Needless to say, Handground stuck with the 1:1 ratio.

handground coffee grinder
   

Another example of objective reality trumping community preference is the selection ring, a unique feature on this coffee grinder that allows you to select the coarseness level you want for your beans.

Daniel recalls owning a manual coffee grinder that had a “wingnut on threads” that you would spin, and that would raise and lower the mechanism to change the coarseness.  “The problem,” he says, “was that it took a bit too long to get it to just the right level and then, you couldn’t replicate the settings. You’d grind, adjust, grind, adjust again, and finally get it to the size you want, say for a pour-over, but then your roommate would come in and use it and change it to something else because he likes French press. You couldn’t save your settings.”

It struck Daniel and Brandon to replicate the concept of a camera lens, with its f/stop and millimeter rings that you could click into position. The community loved the idea, and asked for 20 different coarseness levels. Each step would give a 100-micron (0.1 mm) change in grind size. But in creating the prototype, the founders saw there wasn’t enough physical room for 20 steps, and the device would skip a step or two.

“We needed a good solid click,” says Daniel, “So we cut it down to 15 steps. And we told Team Handground about it. We told them the grinder’s going to have 15 not 20 steps and we explained why we made this decision. That kind of transparency seems to pass just fine with the community. Because they know it’s in their best interest.”

Passion and Community: a Natural Mix

Steve Jobs also once said, “Every good product I’ve ever seen is because a group of people cared deeply about making something wonderful that they and their friends wanted. They wanted to use it themselves.”

Passion, in other words, is priceless.

“I think that coffee is unique in the passion that people have for it,” says Daniel. “It would be hard to do a campaign like this for kitchen utensils.
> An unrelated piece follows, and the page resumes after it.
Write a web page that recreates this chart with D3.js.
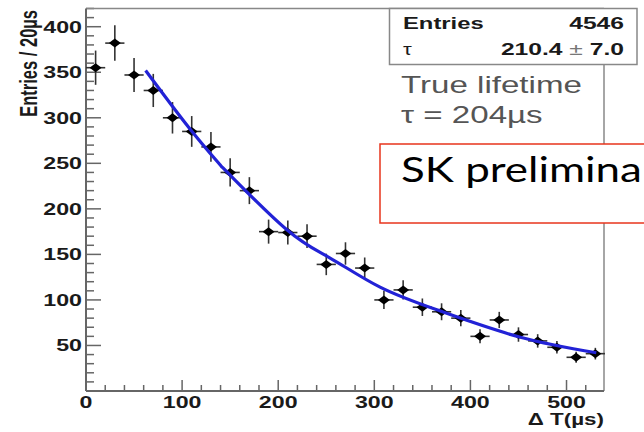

Brandon and I are also coffee fanatics. Coffee is this really deep rabbit hole and there’s so much to learn.”

Handground has certainly learned a lot from the community it has taken such great pains to nurture and grow. But all that effort has paid off in building a passionate customer base that feels directly invested in the products Handground makes and markets. And from what we can tell, the company has no intentions of letting that garden lay fallow.